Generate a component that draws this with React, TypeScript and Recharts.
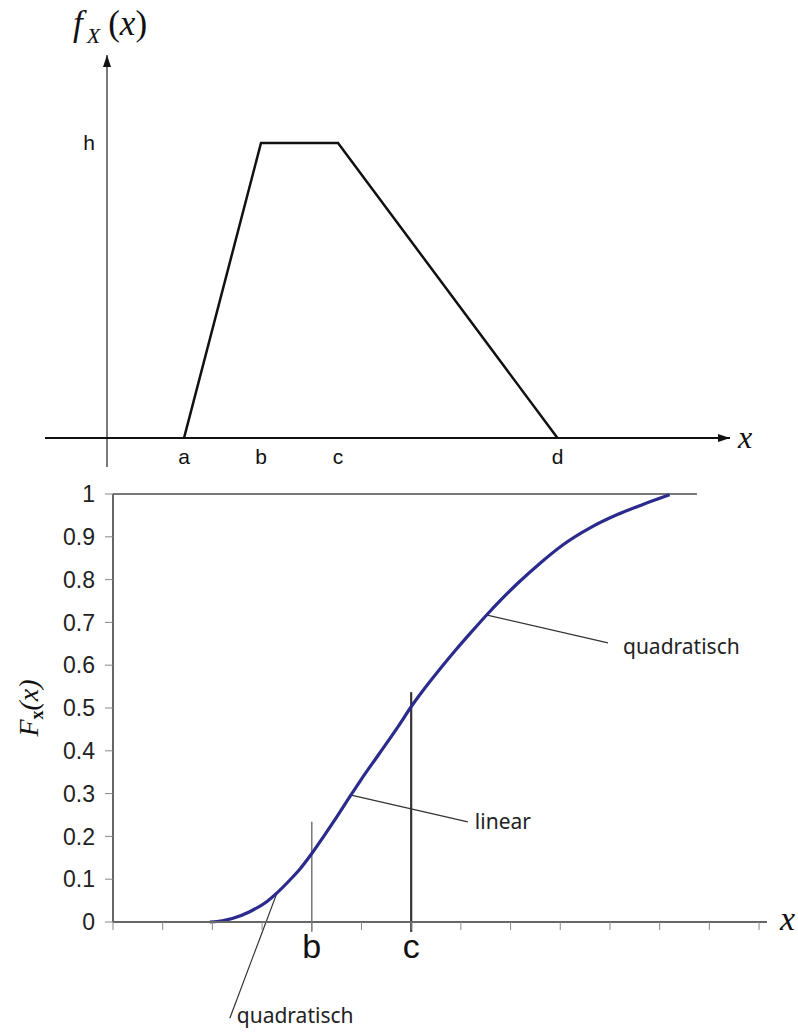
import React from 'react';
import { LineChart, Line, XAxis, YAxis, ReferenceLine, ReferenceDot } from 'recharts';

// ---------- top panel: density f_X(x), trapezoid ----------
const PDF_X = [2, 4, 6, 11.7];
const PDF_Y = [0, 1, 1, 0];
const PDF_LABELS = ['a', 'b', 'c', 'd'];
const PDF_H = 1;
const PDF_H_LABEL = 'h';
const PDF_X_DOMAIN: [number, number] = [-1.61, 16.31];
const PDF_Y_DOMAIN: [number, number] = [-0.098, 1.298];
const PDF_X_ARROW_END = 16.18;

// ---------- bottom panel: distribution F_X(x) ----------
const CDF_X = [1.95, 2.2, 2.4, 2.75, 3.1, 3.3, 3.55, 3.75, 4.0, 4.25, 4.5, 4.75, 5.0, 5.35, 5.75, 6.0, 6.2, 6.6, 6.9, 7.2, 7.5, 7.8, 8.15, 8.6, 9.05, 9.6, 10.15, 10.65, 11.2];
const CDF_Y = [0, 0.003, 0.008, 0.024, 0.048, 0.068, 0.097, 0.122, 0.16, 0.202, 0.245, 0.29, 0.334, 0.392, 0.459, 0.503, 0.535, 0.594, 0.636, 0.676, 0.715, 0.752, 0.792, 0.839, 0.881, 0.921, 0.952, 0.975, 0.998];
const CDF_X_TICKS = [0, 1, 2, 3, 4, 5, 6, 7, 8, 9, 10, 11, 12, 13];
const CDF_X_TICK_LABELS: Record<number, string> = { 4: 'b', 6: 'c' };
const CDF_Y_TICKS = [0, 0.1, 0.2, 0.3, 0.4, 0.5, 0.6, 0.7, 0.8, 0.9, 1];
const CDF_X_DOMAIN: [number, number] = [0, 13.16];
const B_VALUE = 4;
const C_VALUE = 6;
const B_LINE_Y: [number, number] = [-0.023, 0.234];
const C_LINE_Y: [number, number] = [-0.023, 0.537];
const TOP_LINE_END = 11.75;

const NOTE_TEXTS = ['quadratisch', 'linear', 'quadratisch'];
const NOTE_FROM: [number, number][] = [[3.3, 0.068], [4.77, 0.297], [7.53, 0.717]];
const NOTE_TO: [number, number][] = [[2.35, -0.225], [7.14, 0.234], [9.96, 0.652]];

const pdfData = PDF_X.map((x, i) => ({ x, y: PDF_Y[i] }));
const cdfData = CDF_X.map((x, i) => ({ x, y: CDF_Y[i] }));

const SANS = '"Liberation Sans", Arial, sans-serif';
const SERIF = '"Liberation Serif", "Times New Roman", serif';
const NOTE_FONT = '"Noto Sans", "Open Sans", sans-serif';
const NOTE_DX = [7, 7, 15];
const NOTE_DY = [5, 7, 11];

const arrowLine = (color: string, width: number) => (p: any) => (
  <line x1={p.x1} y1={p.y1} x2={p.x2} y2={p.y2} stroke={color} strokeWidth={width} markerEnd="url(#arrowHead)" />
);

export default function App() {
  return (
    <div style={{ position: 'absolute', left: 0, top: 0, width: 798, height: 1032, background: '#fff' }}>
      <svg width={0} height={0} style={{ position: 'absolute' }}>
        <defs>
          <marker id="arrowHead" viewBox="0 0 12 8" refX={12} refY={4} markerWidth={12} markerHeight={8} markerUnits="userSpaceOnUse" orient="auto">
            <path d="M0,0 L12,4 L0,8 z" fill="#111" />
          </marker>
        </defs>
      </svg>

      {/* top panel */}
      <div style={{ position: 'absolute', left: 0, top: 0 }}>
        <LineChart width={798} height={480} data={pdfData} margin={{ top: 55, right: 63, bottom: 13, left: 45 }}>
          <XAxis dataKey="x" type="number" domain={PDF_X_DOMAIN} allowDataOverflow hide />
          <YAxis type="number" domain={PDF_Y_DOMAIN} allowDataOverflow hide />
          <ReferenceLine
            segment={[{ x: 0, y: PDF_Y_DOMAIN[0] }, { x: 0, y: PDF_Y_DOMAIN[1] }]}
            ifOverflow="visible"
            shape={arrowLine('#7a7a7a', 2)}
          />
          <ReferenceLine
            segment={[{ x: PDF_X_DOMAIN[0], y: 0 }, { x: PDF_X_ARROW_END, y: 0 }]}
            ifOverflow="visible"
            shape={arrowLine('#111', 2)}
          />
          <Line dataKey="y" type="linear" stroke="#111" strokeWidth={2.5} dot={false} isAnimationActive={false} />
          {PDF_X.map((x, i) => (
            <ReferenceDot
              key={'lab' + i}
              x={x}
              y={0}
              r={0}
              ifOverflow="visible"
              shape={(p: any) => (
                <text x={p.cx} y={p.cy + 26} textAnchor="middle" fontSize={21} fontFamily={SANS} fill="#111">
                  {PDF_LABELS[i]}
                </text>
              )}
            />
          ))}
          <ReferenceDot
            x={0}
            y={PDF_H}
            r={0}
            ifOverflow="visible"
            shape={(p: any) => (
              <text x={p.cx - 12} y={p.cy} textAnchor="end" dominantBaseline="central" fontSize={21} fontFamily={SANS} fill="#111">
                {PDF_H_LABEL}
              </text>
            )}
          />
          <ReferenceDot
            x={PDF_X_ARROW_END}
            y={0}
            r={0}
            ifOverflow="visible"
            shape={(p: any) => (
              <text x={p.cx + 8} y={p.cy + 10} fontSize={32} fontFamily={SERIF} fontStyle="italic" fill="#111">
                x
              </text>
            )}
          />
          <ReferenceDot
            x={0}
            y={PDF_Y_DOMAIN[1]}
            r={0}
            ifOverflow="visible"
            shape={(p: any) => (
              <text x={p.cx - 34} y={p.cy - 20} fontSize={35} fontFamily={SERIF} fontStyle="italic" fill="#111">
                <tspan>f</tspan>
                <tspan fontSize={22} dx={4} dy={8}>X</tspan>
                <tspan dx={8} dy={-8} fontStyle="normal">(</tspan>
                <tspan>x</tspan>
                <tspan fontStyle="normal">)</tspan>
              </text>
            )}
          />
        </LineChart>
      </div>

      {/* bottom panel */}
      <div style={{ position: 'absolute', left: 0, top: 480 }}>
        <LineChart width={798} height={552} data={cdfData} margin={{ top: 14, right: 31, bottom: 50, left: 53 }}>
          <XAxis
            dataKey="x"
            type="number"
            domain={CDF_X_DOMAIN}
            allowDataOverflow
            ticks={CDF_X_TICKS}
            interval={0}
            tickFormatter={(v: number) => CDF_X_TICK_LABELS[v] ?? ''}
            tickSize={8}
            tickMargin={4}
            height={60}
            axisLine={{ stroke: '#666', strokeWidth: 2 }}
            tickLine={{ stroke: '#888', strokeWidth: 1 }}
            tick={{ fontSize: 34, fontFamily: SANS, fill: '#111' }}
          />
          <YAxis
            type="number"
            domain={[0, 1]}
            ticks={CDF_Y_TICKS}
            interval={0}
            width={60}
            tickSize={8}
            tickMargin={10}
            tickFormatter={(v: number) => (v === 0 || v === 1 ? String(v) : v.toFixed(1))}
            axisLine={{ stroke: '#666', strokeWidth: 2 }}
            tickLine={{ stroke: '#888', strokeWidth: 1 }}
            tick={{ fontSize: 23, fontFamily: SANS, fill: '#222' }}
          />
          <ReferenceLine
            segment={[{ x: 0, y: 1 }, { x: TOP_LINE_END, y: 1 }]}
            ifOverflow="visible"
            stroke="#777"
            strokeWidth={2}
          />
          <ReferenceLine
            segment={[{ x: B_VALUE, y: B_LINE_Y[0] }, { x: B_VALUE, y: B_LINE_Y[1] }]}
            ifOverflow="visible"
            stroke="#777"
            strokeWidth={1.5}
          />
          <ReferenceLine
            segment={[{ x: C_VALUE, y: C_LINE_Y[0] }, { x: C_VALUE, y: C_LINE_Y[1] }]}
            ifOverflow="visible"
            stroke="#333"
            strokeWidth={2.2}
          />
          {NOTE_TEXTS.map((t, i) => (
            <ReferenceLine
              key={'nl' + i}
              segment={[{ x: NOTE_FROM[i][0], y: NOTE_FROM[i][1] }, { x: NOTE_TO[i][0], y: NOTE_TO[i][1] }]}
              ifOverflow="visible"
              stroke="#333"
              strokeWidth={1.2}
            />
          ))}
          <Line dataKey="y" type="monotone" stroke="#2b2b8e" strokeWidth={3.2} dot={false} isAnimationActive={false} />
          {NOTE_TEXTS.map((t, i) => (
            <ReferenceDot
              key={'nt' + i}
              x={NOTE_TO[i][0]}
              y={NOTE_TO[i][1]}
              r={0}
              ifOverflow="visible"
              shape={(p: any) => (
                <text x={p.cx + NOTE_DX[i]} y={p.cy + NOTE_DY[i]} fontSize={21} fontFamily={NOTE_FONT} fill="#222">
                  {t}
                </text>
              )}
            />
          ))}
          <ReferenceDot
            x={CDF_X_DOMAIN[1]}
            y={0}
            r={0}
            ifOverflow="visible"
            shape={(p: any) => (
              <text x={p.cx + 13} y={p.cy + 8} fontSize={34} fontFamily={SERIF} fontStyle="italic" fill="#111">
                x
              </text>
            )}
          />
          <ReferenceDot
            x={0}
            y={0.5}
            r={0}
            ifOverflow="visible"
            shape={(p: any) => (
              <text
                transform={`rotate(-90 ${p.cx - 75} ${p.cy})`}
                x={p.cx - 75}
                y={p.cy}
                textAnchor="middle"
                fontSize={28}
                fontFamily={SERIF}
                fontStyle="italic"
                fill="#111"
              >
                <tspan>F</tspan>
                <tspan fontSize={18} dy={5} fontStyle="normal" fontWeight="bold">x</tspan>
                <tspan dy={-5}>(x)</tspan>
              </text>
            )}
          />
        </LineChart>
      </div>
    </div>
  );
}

Given problem: Write out each line of the listing above, exactly, from its first line to the line holding "const PDF_X_ARROW_END = 16.18;", inclusive. Skip the pictures.

Completed task:
Generate a component that draws this with React, TypeScript and Recharts.
import React from 'react';
import { LineChart, Line, XAxis, YAxis, ReferenceLine, ReferenceDot } from 'recharts';

// ---------- top panel: density f_X(x), trapezoid ----------
const PDF_X = [2, 4, 6, 11.7];
const PDF_Y = [0, 1, 1, 0];
const PDF_LABELS = ['a', 'b', 'c', 'd'];
const PDF_H = 1;
const PDF_H_LABEL = 'h';
const PDF_X_DOMAIN: [number, number] = [-1.61, 16.31];
const PDF_Y_DOMAIN: [number, number] = [-0.098, 1.298];
const PDF_X_ARROW_END = 16.18;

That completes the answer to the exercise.